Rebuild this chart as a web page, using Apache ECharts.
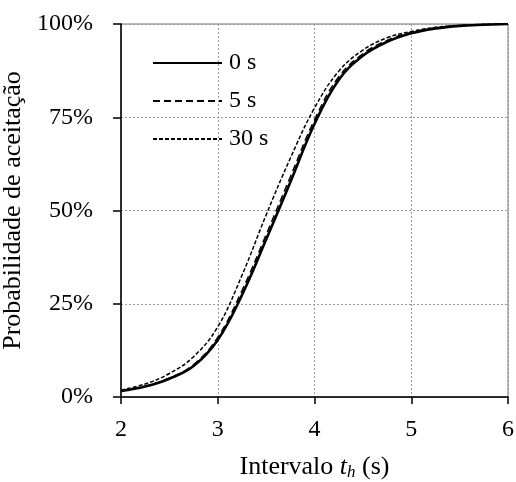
<!DOCTYPE html>
<html><head><meta charset="utf-8">
<script src="https://cdn.jsdelivr.net/npm/echarts@6/dist/echarts.min.js"></script>
<style>html,body{margin:0;padding:0;background:#fff}#c{width:516px;height:482px}</style>
</head><body><div id="c"></div>
<script>
var xs = [2, 2.25, 2.5, 2.75, 3, 3.25, 3.5, 3.75, 4, 4.25, 4.5, 4.75, 5, 5.25, 5.5, 5.75, 6];
var s0  = [1.6, 2.8, 4.9, 8.3, 15.3, 27.3, 42.2, 57.6, 73.2, 85.0, 91.5, 95.2, 97.5, 98.8, 99.5, 99.8, 100];
var s5  = [1.7, 2.9, 5.1, 8.7, 16.0, 28.5, 43.5, 59.0, 74.3, 85.8, 92.0, 95.6, 97.7, 98.9, 99.6, 99.85, 100];
var s30 = [1.9, 3.5, 6.3, 10.8, 18.8, 32.6, 48.8, 64.0, 77.5, 87.3, 93.0, 96.3, 98.0, 99.1, 99.6, 99.9, 100];
var seriesNames = ['0 s', '5 s', '30 s'];
var yTicks = ['0%', '25%', '50%', '75%', '100%'];

function pairs(ys){ return xs.map(function(x,i){ return [x, ys[i]]; }); }
var font = 'Liberation Serif';
var chart = echarts.init(document.getElementById('c'));
chart.setOption({
  animation: false,
  grid: {left: 121, top: 24, right: 8, bottom: 85, show: true, borderColor: '#777', borderWidth: 1,
         containLabel: false, outerBoundsMode: 'none'},
  legend: {
    left: 147, top: 46, orient: 'vertical', itemGap: 14, itemWidth: 69, itemHeight: 26,
    itemStyle: {opacity: 0, color: 'transparent', borderWidth: 0},
    textStyle: {fontFamily: font, fontSize: 24, color: '#000', padding: [0,0,0,2]},
    data: seriesNames
  },
  xAxis: {
    type: 'value', min: 2, max: 6, interval: 1,
    name: '{n|Intervalo }{i|t}{s|h}{n| (s)}', nameLocation: 'middle', nameGap: 57,
    nameTextStyle: {rich: {
      n: {fontFamily: font, fontSize: 26, color: '#000'},
      i: {fontFamily: font, fontSize: 26, fontStyle: 'italic', color: '#000'},
      s: {fontFamily: font, fontSize: 17, fontStyle: 'italic', color: '#000', verticalAlign: 'bottom', padding: [10,0,0,0]}
    }},
    axisLine: {lineStyle: {color: '#000', width: 1.5}},
    axisTick: {show: true, inside: false, length: 7, lineStyle: {color: '#000', width: 1.5}},
    axisLabel: {fontFamily: font, fontSize: 24, color: '#000', margin: 21},
    splitLine: {show: true, lineStyle: {color: '#999', type: [2, 2], width: 1}}
  },
  yAxis: {
    type: 'value', min: 0, max: 100, interval: 25,
    name: 'Probabilidade de aceitação', nameLocation: 'middle', nameGap: 85,
    nameTextStyle: {fontFamily: font, fontSize: 26, color: '#000'},
    axisLine: {show: true, lineStyle: {color: '#000', width: 1.5}},
    axisTick: {show: true, inside: false, length: 8, lineStyle: {color: '#000', width: 1.5}},
    axisLabel: {fontFamily: font, fontSize: 24, color: '#000', margin: 28,
      formatter: function(v){ return yTicks[Math.round(v/25)]; }},
    splitLine: {show: true, lineStyle: {color: '#999', type: [2, 2], width: 1}}
  },
  series: [
    {name: seriesNames[0], type: 'line', data: pairs(s0), smooth: 0.4, symbol: 'none', z: 3,
      lineStyle: {color: '#000', width: 2.6, type: 'solid'}, itemStyle: {color: '#000'}},
    {name: seriesNames[1], type: 'line', data: pairs(s5), smooth: 0.4, symbol: 'none', z: 4,
      lineStyle: {color: '#000', width: 1.5, type: [7, 4]}, itemStyle: {color: '#000'}},
    {name: seriesNames[2], type: 'line', data: pairs(s30), smooth: 0.4, symbol: 'none', z: 4,
      lineStyle: {color: '#000', width: 1.5, type: [4, 2]}, itemStyle: {color: '#000'}}
  ]
});
</script></body></html>
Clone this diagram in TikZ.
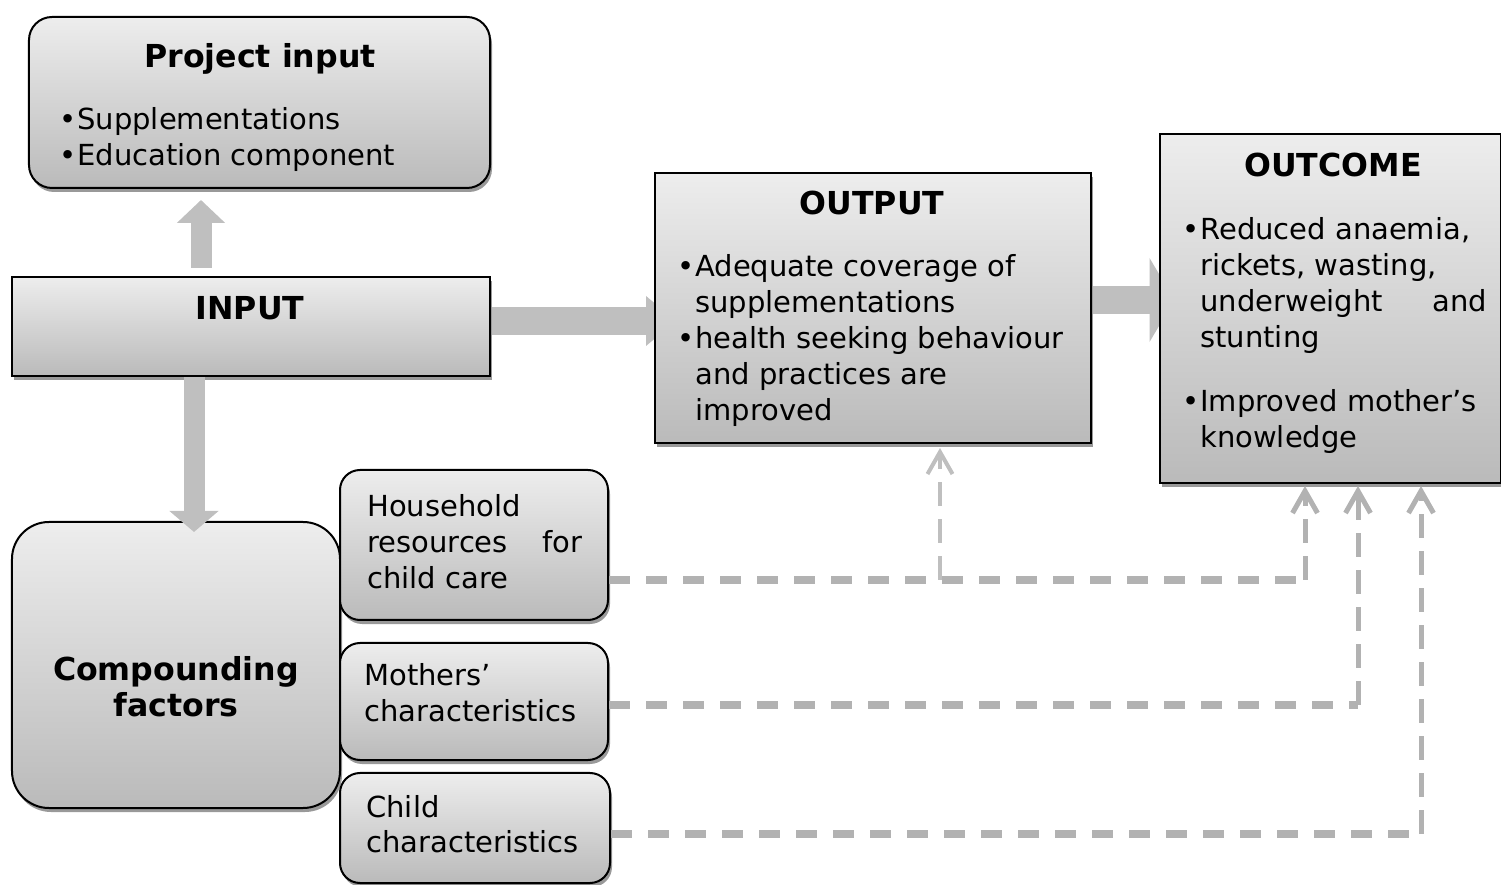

====

All of the records above must be copied exactly, except for the pictures.

--- Answer for this exercise ---
Rebuild this chart as a web page, using Apache ECharts.
<!DOCTYPE html>
<html><head><meta charset="utf-8">
<script src="https://cdn.jsdelivr.net/npm/echarts@6/dist/echarts.min.js"></script>
<style>html,body{margin:0;padding:0;background:#fff}#c{width:516px;height:482px}</style>
</head><body><div id="c"></div>
<script>
var xs = [2, 2.25, 2.5, 2.75, 3, 3.25, 3.5, 3.75, 4, 4.25, 4.5, 4.75, 5, 5.25, 5.5, 5.75, 6];
var s0  = [1.6, 2.8, 4.9, 8.3, 15.3, 27.3, 42.2, 57.6, 73.2, 85.0, 91.5, 95.2, 97.5, 98.8, 99.5, 99.8, 100];
var s5  = [1.7, 2.9, 5.1, 8.7, 16.0, 28.5, 43.5, 59.0, 74.3, 85.8, 92.0, 95.6, 97.7, 98.9, 99.6, 99.85, 100];
var s30 = [1.9, 3.5, 6.3, 10.8, 18.8, 32.6, 48.8, 64.0, 77.5, 87.3, 93.0, 96.3, 98.0, 99.1, 99.6, 99.9, 100];
var seriesNames = ['0 s', '5 s', '30 s'];
var yTicks = ['0%', '25%', '50%', '75%', '100%'];

function pairs(ys){ return xs.map(function(x,i){ return [x, ys[i]]; }); }
var font = 'Liberation Serif';
var chart = echarts.init(document.getElementById('c'));
chart.setOption({
  animation: false,
  grid: {left: 121, top: 24, right: 8, bottom: 85, show: true, borderColor: '#777', borderWidth: 1,
         containLabel: false, outerBoundsMode: 'none'},
  legend: {
    left: 147, top: 46, orient: 'vertical', itemGap: 14, itemWidth: 69, itemHeight: 26,
    itemStyle: {opacity: 0, color: 'transparent', borderWidth: 0},
    textStyle: {fontFamily: font, fontSize: 24, color: '#000', padding: [0,0,0,2]},
    data: seriesNames
  },
  xAxis: {
    type: 'value', min: 2, max: 6, interval: 1,
    name: '{n|Intervalo }{i|t}{s|h}{n| (s)}', nameLocation: 'middle', nameGap: 57,
    nameTextStyle: {rich: {
      n: {fontFamily: font, fontSize: 26, color: '#000'},
      i: {fontFamily: font, fontSize: 26, fontStyle: 'italic', color: '#000'},
      s: {fontFamily: font, fontSize: 17, fontStyle: 'italic', color: '#000', verticalAlign: 'bottom', padding: [10,0,0,0]}
    }},
    axisLine: {lineStyle: {color: '#000', width: 1.5}},
    axisTick: {show: true, inside: false, length: 7, lineStyle: {color: '#000', width: 1.5}},
    axisLabel: {fontFamily: font, fontSize: 24, color: '#000', margin: 21},
    splitLine: {show: true, lineStyle: {color: '#999', type: [2, 2], width: 1}}
  },
  yAxis: {
    type: 'value', min: 0, max: 100, interval: 25,
    name: 'Probabilidade de aceitação', nameLocation: 'middle', nameGap: 85,
    nameTextStyle: {fontFamily: font, fontSize: 26, color: '#000'},
    axisLine: {show: true, lineStyle: {color: '#000', width: 1.5}},
    axisTick: {show: true, inside: false, length: 8, lineStyle: {color: '#000', width: 1.5}},
    axisLabel: {fontFamily: font, fontSize: 24, color: '#000', margin: 28,
      formatter: function(v){ return yTicks[Math.round(v/25)]; }},
    splitLine: {show: true, lineStyle: {color: '#999', type: [2, 2], width: 1}}
  },
  series: [
    {name: seriesNames[0], type: 'line', data: pairs(s0), smooth: 0.4, symbol: 'none', z: 3,
      lineStyle: {color: '#000', width: 2.6, type: 'solid'}, itemStyle: {color: '#000'}},
    {name: seriesNames[1], type: 'line', data: pairs(s5), smooth: 0.4, symbol: 'none', z: 4,
      lineStyle: {color: '#000', width: 1.5, type: [7, 4]}, itemStyle: {color: '#000'}},
    {name: seriesNames[2], type: 'line', data: pairs(s30), smooth: 0.4, symbol: 'none', z: 4,
      lineStyle: {color: '#000', width: 1.5, type: [4, 2]}, itemStyle: {color: '#000'}}
  ]
});
</script></body></html>
Clone this diagram in TikZ.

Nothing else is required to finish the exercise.